EXERCISE INSTRUCTIONS ▸
Leave out every picture, and retype exactly the lines from the line with "Generate a Python" through the line with "y_ticks = [1, 2, 3, 4, 5, 6, 7, 8, 9, 10]", both ends included.

INFORMATION SHOWN ▸
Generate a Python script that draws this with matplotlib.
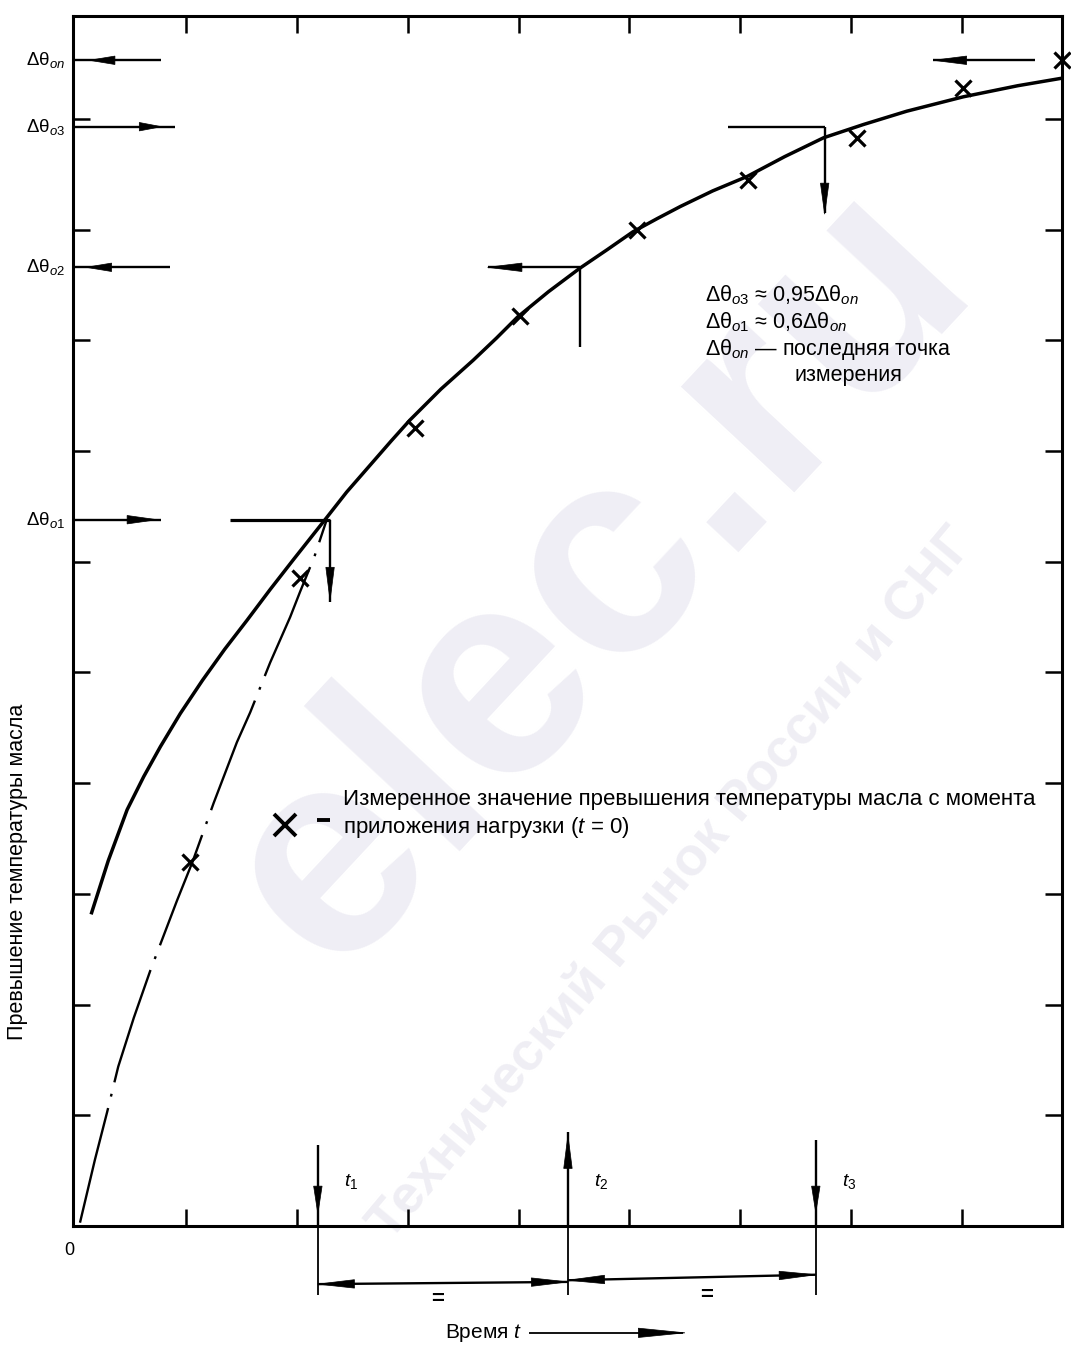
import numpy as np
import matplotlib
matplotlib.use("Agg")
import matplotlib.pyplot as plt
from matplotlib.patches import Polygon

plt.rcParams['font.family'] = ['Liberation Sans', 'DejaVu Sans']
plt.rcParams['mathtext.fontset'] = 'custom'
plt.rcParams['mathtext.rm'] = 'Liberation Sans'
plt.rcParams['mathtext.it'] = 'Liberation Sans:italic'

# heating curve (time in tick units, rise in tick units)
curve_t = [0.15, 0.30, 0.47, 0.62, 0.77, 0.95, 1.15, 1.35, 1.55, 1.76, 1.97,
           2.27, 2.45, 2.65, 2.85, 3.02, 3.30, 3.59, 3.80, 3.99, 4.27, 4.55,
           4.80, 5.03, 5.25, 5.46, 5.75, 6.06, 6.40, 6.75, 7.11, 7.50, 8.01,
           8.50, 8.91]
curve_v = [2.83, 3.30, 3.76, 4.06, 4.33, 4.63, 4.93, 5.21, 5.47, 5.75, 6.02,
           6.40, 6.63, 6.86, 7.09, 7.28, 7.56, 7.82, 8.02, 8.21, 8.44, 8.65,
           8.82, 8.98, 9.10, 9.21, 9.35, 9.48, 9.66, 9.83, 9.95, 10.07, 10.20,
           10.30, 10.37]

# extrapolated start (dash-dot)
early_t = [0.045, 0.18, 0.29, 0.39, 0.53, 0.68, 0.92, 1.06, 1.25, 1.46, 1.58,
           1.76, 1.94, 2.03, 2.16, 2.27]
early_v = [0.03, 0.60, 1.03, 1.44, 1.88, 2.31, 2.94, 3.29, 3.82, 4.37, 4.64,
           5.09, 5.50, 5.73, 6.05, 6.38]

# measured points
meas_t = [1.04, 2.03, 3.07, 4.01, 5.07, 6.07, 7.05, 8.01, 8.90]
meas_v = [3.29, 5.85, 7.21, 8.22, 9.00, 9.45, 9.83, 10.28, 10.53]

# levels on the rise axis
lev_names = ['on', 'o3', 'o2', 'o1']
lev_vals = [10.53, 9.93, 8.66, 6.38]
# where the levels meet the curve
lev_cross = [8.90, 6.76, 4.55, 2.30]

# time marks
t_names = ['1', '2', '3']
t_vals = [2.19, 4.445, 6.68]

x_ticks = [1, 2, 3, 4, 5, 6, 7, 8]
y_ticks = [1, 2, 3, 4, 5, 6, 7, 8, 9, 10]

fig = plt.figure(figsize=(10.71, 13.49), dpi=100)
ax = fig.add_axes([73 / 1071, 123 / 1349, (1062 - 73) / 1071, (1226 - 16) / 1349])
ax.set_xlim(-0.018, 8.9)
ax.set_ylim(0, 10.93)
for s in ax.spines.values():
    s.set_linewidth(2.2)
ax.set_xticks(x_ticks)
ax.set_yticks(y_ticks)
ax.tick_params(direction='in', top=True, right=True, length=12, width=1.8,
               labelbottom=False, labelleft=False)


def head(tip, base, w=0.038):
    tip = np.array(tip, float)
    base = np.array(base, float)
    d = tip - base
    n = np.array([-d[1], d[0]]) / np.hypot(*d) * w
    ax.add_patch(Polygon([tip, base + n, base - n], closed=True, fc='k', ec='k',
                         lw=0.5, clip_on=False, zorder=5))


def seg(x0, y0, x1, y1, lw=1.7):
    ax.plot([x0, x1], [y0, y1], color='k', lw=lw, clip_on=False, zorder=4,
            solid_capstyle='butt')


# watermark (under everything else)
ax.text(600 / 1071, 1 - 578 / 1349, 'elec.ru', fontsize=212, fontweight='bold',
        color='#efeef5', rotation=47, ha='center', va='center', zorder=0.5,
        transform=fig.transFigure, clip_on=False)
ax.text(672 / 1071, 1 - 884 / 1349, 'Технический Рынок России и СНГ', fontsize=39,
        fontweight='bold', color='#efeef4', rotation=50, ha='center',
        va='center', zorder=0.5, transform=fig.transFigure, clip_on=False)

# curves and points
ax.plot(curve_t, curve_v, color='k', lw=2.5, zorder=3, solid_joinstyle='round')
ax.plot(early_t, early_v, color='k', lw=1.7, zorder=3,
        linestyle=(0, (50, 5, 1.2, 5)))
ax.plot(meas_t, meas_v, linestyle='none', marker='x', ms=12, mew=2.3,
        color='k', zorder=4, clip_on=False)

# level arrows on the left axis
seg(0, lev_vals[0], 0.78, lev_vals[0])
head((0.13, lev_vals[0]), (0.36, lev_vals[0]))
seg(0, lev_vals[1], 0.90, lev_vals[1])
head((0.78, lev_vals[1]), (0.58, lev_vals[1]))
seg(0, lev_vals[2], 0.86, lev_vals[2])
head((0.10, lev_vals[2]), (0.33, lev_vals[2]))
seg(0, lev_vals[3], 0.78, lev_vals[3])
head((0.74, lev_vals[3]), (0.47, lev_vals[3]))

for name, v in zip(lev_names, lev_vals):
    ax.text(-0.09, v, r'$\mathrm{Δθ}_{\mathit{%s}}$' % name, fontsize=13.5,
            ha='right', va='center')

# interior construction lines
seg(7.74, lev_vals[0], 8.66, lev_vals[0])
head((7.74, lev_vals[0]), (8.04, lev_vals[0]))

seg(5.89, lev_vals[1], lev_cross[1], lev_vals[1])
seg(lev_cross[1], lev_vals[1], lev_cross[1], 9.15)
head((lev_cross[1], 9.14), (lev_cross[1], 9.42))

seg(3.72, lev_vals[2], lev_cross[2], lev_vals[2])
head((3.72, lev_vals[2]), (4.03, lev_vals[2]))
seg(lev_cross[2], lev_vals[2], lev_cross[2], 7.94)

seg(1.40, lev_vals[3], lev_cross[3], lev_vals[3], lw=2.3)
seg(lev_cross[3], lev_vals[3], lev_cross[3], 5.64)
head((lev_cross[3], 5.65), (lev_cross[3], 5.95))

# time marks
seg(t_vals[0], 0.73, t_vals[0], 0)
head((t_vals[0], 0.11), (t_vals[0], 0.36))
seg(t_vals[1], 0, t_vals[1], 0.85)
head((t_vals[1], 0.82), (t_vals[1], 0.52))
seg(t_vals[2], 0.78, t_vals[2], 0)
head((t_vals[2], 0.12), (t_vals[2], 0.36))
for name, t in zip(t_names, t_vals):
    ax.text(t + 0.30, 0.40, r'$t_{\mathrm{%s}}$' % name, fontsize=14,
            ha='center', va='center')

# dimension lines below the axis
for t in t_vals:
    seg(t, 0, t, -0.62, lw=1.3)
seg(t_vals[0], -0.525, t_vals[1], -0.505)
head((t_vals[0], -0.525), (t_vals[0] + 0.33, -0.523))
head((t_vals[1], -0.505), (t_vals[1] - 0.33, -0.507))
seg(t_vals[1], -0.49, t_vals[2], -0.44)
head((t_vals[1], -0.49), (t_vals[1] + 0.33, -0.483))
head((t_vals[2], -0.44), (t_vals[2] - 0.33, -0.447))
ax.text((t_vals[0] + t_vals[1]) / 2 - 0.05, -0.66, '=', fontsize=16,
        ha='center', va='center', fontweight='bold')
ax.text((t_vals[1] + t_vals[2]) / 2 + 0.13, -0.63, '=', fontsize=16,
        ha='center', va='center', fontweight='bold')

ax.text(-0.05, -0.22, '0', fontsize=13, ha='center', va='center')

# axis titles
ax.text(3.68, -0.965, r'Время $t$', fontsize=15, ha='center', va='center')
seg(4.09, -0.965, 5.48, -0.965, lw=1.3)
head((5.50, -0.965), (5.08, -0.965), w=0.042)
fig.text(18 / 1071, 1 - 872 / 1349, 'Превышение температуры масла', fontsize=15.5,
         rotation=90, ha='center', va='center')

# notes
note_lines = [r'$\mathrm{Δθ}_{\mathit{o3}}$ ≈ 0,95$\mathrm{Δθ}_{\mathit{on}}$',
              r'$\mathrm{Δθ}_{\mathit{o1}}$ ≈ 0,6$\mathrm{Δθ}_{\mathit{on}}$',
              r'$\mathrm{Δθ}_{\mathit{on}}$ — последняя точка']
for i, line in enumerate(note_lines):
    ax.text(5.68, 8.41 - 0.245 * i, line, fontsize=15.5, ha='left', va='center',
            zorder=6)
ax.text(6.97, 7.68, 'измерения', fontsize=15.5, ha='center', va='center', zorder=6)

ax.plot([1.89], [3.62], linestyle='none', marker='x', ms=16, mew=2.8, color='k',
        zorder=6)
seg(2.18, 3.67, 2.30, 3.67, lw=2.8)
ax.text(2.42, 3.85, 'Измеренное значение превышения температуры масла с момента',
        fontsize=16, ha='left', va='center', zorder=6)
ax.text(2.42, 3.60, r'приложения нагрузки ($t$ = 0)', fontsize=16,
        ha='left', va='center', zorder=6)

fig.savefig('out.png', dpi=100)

...

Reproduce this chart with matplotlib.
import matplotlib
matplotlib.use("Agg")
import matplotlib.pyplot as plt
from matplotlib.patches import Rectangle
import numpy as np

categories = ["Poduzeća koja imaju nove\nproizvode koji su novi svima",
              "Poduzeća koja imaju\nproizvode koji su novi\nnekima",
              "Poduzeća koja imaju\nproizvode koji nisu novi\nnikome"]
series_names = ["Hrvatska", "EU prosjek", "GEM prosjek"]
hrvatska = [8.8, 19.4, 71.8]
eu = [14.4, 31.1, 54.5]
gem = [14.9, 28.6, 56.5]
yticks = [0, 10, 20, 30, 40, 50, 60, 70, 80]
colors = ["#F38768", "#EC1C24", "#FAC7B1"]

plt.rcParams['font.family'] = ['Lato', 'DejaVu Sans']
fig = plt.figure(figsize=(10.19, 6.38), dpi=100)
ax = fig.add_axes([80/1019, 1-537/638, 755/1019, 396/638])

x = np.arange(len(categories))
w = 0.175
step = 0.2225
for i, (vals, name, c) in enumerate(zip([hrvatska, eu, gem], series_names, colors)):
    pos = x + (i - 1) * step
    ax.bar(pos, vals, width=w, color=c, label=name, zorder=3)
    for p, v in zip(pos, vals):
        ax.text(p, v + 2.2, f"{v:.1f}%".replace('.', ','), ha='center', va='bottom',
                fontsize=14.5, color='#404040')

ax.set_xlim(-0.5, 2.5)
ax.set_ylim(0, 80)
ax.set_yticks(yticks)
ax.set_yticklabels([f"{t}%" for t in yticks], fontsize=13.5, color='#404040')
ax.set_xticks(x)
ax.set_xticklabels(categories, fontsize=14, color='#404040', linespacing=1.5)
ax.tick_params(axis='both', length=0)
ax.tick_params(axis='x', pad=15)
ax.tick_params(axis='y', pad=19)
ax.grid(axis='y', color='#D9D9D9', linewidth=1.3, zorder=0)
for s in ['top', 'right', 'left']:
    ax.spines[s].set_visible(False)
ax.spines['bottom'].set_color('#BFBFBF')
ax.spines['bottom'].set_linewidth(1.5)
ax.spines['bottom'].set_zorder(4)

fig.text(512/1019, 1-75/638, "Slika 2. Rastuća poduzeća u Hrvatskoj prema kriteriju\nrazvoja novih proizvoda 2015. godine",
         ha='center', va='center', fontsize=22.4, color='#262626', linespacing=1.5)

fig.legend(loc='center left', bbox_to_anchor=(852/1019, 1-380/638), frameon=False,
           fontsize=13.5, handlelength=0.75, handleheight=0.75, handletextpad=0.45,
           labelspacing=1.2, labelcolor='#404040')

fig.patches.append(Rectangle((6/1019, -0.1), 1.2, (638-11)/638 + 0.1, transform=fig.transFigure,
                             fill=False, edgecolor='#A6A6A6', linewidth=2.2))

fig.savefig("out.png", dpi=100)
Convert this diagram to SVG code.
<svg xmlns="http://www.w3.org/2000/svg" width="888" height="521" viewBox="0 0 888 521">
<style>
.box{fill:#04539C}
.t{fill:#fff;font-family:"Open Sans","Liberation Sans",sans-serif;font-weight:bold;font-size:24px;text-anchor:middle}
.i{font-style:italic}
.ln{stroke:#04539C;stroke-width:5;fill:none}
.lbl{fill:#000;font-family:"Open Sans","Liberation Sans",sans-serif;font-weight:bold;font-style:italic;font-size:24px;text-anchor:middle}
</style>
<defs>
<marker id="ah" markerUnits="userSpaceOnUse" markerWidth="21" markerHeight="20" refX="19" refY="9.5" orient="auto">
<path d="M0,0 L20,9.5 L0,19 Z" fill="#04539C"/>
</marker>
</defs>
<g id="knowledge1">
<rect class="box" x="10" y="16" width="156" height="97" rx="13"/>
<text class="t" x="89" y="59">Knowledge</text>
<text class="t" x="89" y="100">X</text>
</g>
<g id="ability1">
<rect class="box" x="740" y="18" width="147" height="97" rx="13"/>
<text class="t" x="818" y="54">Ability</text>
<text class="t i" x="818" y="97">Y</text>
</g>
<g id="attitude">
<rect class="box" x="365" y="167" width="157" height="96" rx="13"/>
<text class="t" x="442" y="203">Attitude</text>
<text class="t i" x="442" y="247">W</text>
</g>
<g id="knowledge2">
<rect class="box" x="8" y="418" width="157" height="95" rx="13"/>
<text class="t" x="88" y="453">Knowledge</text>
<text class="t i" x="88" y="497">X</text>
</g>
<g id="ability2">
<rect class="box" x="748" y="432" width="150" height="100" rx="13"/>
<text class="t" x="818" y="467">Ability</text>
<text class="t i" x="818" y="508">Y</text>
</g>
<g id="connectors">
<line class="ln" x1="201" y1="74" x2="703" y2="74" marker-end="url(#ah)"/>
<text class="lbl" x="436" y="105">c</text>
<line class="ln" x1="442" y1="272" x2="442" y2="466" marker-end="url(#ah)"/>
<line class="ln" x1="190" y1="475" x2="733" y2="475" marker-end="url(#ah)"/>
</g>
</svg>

RESPONSE TO THE EXERCISE ▸
Generate a Python script that draws this with matplotlib.
import numpy as np
import matplotlib
matplotlib.use("Agg")
import matplotlib.pyplot as plt
from matplotlib.patches import Polygon

plt.rcParams['font.family'] = ['Liberation Sans', 'DejaVu Sans']
plt.rcParams['mathtext.fontset'] = 'custom'
plt.rcParams['mathtext.rm'] = 'Liberation Sans'
plt.rcParams['mathtext.it'] = 'Liberation Sans:italic'

# heating curve (time in tick units, rise in tick units)
curve_t = [0.15, 0.30, 0.47, 0.62, 0.77, 0.95, 1.15, 1.35, 1.55, 1.76, 1.97,
           2.27, 2.45, 2.65, 2.85, 3.02, 3.30, 3.59, 3.80, 3.99, 4.27, 4.55,
           4.80, 5.03, 5.25, 5.46, 5.75, 6.06, 6.40, 6.75, 7.11, 7.50, 8.01,
           8.50, 8.91]
curve_v = [2.83, 3.30, 3.76, 4.06, 4.33, 4.63, 4.93, 5.21, 5.47, 5.75, 6.02,
           6.40, 6.63, 6.86, 7.09, 7.28, 7.56, 7.82, 8.02, 8.21, 8.44, 8.65,
           8.82, 8.98, 9.10, 9.21, 9.35, 9.48, 9.66, 9.83, 9.95, 10.07, 10.20,
           10.30, 10.37]

# extrapolated start (dash-dot)
early_t = [0.045, 0.18, 0.29, 0.39, 0.53, 0.68, 0.92, 1.06, 1.25, 1.46, 1.58,
           1.76, 1.94, 2.03, 2.16, 2.27]
early_v = [0.03, 0.60, 1.03, 1.44, 1.88, 2.31, 2.94, 3.29, 3.82, 4.37, 4.64,
           5.09, 5.50, 5.73, 6.05, 6.38]

# measured points
meas_t = [1.04, 2.03, 3.07, 4.01, 5.07, 6.07, 7.05, 8.01, 8.90]
meas_v = [3.29, 5.85, 7.21, 8.22, 9.00, 9.45, 9.83, 10.28, 10.53]

# levels on the rise axis
lev_names = ['on', 'o3', 'o2', 'o1']
lev_vals = [10.53, 9.93, 8.66, 6.38]
# where the levels meet the curve
lev_cross = [8.90, 6.76, 4.55, 2.30]

# time marks
t_names = ['1', '2', '3']
t_vals = [2.19, 4.445, 6.68]

x_ticks = [1, 2, 3, 4, 5, 6, 7, 8]
y_ticks = [1, 2, 3, 4, 5, 6, 7, 8, 9, 10]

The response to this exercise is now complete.